= Part of a data file =
BEGIN

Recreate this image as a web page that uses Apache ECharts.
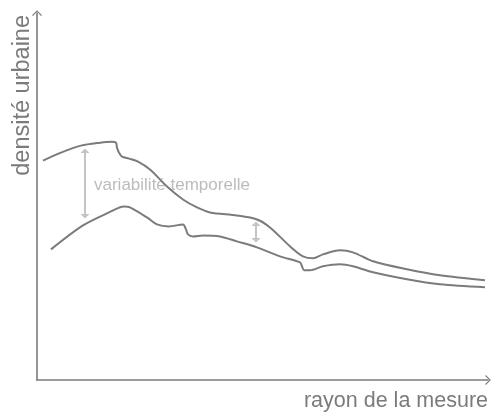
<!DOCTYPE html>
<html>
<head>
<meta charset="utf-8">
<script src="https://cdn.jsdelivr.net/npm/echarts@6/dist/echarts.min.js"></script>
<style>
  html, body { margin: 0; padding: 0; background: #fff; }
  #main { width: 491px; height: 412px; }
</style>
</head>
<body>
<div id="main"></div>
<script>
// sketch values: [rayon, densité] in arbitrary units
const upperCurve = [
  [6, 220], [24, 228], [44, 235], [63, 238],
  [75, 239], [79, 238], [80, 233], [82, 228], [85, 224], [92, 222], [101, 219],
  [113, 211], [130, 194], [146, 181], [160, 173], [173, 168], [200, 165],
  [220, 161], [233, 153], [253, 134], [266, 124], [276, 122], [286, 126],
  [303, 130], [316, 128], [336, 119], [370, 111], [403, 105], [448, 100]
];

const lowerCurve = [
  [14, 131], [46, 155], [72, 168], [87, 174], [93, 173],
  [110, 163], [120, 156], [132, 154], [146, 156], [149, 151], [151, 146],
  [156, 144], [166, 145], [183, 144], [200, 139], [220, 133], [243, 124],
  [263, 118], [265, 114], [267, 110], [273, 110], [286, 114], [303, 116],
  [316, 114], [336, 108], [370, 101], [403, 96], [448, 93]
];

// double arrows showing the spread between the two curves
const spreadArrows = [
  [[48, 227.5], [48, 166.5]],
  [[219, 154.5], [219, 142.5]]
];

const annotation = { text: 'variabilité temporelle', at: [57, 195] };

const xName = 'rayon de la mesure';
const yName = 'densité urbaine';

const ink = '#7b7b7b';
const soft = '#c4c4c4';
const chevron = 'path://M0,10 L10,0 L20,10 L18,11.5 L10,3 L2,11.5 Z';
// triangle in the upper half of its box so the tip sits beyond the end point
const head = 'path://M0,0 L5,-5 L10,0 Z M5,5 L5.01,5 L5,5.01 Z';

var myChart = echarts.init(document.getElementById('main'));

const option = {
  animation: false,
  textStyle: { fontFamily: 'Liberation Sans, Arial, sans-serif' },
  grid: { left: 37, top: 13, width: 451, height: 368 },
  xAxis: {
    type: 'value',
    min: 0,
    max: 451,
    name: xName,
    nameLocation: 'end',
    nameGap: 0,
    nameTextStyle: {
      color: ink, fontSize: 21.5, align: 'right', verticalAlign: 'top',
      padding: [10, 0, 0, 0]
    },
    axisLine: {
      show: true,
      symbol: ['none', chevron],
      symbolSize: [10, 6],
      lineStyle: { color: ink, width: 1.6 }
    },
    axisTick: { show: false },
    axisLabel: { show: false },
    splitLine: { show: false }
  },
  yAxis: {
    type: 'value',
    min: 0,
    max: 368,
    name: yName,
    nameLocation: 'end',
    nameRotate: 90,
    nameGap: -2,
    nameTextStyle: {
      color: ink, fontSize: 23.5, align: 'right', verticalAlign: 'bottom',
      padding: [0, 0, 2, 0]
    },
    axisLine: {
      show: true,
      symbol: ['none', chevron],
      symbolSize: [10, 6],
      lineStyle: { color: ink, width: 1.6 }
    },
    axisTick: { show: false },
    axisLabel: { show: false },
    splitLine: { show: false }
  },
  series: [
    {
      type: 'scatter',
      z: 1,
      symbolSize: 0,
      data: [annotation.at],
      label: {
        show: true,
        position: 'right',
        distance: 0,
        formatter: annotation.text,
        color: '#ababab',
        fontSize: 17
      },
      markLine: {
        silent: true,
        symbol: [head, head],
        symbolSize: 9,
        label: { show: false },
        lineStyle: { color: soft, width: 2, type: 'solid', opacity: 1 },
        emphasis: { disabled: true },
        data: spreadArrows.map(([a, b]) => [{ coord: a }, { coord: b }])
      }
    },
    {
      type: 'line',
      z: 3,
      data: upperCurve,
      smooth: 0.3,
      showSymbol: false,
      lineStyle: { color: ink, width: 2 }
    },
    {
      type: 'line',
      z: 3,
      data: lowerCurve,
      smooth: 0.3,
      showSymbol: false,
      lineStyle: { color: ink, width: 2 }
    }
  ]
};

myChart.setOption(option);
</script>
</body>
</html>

END
BEGIN

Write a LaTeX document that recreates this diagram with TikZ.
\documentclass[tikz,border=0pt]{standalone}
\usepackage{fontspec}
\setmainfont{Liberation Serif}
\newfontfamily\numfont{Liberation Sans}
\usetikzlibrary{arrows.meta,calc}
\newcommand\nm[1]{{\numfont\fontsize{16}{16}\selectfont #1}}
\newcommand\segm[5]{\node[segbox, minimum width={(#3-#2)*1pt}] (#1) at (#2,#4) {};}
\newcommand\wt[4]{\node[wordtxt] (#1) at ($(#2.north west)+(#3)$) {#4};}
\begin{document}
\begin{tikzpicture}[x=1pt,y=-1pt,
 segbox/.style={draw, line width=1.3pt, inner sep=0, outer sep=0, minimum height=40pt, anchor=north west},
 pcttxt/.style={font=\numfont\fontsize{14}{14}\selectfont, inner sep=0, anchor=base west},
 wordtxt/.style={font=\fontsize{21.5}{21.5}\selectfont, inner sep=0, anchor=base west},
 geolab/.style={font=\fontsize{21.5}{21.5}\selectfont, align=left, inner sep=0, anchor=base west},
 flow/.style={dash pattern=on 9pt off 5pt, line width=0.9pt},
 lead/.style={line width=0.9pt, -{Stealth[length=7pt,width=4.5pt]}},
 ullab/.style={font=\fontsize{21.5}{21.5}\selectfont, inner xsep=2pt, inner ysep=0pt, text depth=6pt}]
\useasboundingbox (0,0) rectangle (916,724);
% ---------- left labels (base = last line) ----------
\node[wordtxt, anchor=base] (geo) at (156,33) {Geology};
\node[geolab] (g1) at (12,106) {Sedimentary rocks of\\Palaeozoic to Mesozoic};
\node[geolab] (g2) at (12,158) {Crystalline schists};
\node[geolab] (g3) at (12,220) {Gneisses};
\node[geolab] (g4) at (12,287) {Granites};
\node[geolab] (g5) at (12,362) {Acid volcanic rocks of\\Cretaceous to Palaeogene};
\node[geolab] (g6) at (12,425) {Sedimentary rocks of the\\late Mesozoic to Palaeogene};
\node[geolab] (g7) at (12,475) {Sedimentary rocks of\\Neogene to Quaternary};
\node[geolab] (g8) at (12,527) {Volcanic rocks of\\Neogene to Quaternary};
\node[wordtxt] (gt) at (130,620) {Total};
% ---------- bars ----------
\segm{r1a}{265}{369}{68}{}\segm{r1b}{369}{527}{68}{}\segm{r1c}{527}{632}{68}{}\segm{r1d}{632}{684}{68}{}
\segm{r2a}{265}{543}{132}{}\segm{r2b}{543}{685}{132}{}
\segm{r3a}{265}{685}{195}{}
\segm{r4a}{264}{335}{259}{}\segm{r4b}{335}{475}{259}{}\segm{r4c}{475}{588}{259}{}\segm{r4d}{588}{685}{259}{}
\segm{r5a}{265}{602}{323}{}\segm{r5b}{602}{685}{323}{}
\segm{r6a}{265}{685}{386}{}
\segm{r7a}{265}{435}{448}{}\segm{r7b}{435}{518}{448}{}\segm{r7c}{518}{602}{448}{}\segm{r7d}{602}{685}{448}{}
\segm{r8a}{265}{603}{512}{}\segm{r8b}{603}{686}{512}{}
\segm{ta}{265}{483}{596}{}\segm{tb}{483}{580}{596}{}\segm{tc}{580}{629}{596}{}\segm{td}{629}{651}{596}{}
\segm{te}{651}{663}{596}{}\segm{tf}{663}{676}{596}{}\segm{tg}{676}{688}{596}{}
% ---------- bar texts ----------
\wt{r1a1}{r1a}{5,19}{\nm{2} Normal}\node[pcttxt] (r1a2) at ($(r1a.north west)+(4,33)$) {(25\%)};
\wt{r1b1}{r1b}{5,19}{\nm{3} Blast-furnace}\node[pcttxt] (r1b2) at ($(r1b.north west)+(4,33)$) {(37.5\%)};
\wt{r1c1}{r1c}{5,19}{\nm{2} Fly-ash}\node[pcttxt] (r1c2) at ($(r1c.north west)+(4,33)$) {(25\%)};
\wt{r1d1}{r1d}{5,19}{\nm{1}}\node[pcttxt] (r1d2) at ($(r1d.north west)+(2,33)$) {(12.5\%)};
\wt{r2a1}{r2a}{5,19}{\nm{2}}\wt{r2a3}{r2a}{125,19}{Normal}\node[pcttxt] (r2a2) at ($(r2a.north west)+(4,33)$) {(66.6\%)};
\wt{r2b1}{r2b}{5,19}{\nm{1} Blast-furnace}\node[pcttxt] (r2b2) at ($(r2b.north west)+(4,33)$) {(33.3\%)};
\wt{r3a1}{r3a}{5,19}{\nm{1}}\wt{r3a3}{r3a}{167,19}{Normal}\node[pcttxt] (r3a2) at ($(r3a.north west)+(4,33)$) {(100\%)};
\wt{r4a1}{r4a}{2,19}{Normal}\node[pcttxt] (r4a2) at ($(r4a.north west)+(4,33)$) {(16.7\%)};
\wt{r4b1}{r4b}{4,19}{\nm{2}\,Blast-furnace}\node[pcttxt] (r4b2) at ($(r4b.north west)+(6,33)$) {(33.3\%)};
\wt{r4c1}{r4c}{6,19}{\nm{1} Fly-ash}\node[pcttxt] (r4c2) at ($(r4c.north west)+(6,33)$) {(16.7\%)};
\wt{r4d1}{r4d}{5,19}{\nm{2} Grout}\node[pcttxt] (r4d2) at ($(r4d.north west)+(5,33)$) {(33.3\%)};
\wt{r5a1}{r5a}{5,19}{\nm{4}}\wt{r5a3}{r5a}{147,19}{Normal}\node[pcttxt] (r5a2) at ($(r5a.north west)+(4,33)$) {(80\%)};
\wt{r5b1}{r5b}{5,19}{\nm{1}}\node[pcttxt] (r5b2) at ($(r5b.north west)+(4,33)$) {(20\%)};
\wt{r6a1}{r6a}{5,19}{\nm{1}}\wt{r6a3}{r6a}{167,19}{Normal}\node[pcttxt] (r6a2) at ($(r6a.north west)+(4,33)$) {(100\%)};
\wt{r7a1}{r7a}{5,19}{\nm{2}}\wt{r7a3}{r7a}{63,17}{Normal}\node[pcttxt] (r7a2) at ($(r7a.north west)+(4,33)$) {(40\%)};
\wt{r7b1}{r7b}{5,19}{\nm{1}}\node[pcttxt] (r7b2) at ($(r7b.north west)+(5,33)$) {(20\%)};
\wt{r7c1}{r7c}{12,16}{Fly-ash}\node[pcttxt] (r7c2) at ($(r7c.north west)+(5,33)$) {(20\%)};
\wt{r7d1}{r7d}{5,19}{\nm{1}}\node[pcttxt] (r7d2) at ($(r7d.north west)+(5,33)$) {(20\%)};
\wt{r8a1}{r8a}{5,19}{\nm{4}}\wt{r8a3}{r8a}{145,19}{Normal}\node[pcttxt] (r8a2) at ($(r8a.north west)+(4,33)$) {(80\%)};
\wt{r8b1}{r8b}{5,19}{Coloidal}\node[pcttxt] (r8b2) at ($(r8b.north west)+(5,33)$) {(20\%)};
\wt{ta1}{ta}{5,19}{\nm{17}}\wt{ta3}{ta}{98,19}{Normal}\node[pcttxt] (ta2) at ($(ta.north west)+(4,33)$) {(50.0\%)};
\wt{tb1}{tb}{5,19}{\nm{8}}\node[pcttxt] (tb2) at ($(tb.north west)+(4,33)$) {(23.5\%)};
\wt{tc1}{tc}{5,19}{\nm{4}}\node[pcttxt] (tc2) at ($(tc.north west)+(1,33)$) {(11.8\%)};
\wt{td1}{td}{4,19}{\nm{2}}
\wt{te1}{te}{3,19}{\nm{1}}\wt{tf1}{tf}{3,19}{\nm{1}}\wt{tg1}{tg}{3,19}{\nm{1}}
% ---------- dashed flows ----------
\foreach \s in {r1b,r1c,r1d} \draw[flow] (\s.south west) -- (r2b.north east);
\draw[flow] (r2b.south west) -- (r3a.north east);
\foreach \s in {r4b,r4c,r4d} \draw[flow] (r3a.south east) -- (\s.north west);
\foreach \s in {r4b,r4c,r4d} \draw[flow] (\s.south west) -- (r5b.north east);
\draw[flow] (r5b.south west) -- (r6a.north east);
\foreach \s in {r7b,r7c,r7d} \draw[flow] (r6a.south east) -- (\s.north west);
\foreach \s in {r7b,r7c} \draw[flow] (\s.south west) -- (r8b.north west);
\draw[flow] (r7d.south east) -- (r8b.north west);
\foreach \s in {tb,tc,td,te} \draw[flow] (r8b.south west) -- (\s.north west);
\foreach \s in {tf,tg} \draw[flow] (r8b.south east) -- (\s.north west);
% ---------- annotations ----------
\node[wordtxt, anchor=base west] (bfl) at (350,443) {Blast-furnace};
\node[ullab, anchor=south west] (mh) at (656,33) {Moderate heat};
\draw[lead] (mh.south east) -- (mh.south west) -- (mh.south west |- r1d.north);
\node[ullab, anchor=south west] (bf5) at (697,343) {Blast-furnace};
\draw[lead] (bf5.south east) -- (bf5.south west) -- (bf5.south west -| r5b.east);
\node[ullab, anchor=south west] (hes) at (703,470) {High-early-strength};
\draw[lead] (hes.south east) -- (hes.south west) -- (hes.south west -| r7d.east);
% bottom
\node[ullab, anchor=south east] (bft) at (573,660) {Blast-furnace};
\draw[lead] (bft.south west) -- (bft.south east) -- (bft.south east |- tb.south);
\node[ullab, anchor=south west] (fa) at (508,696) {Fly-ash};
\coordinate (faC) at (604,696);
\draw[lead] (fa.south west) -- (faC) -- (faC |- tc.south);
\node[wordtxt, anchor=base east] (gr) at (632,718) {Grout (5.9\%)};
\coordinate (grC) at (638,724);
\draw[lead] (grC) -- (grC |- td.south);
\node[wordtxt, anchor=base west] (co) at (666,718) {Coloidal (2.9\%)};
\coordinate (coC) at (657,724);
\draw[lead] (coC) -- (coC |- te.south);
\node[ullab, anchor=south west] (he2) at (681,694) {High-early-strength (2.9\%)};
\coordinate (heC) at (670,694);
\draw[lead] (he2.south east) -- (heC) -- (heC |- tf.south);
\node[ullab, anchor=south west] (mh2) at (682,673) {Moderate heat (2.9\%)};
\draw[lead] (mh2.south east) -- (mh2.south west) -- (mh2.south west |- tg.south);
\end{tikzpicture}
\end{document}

END

From the records above, quote word for word only the lines beginning at the line that has "Recreate this image" and stopping after the line that has "var myChart = echarts.init(document.getElementById('main'));". Omit the pictures.

= THE ANSWER =
Recreate this image as a web page that uses Apache ECharts.
<!DOCTYPE html>
<html>
<head>
<meta charset="utf-8">
<script src="https://cdn.jsdelivr.net/npm/echarts@6/dist/echarts.min.js"></script>
<style>
  html, body { margin: 0; padding: 0; background: #fff; }
  #main { width: 491px; height: 412px; }
</style>
</head>
<body>
<div id="main"></div>
<script>
// sketch values: [rayon, densité] in arbitrary units
const upperCurve = [
  [6, 220], [24, 228], [44, 235], [63, 238],
  [75, 239], [79, 238], [80, 233], [82, 228], [85, 224], [92, 222], [101, 219],
  [113, 211], [130, 194], [146, 181], [160, 173], [173, 168], [200, 165],
  [220, 161], [233, 153], [253, 134], [266, 124], [276, 122], [286, 126],
  [303, 130], [316, 128], [336, 119], [370, 111], [403, 105], [448, 100]
];

const lowerCurve = [
  [14, 131], [46, 155], [72, 168], [87, 174], [93, 173],
  [110, 163], [120, 156], [132, 154], [146, 156], [149, 151], [151, 146],
  [156, 144], [166, 145], [183, 144], [200, 139], [220, 133], [243, 124],
  [263, 118], [265, 114], [267, 110], [273, 110], [286, 114], [303, 116],
  [316, 114], [336, 108], [370, 101], [403, 96], [448, 93]
];

// double arrows showing the spread between the two curves
const spreadArrows = [
  [[48, 227.5], [48, 166.5]],
  [[219, 154.5], [219, 142.5]]
];

const annotation = { text: 'variabilité temporelle', at: [57, 195] };

const xName = 'rayon de la mesure';
const yName = 'densité urbaine';

const ink = '#7b7b7b';
const soft = '#c4c4c4';
const chevron = 'path://M0,10 L10,0 L20,10 L18,11.5 L10,3 L2,11.5 Z';
// triangle in the upper half of its box so the tip sits beyond the end point
const head = 'path://M0,0 L5,-5 L10,0 Z M5,5 L5.01,5 L5,5.01 Z';

var myChart = echarts.init(document.getElementById('main'));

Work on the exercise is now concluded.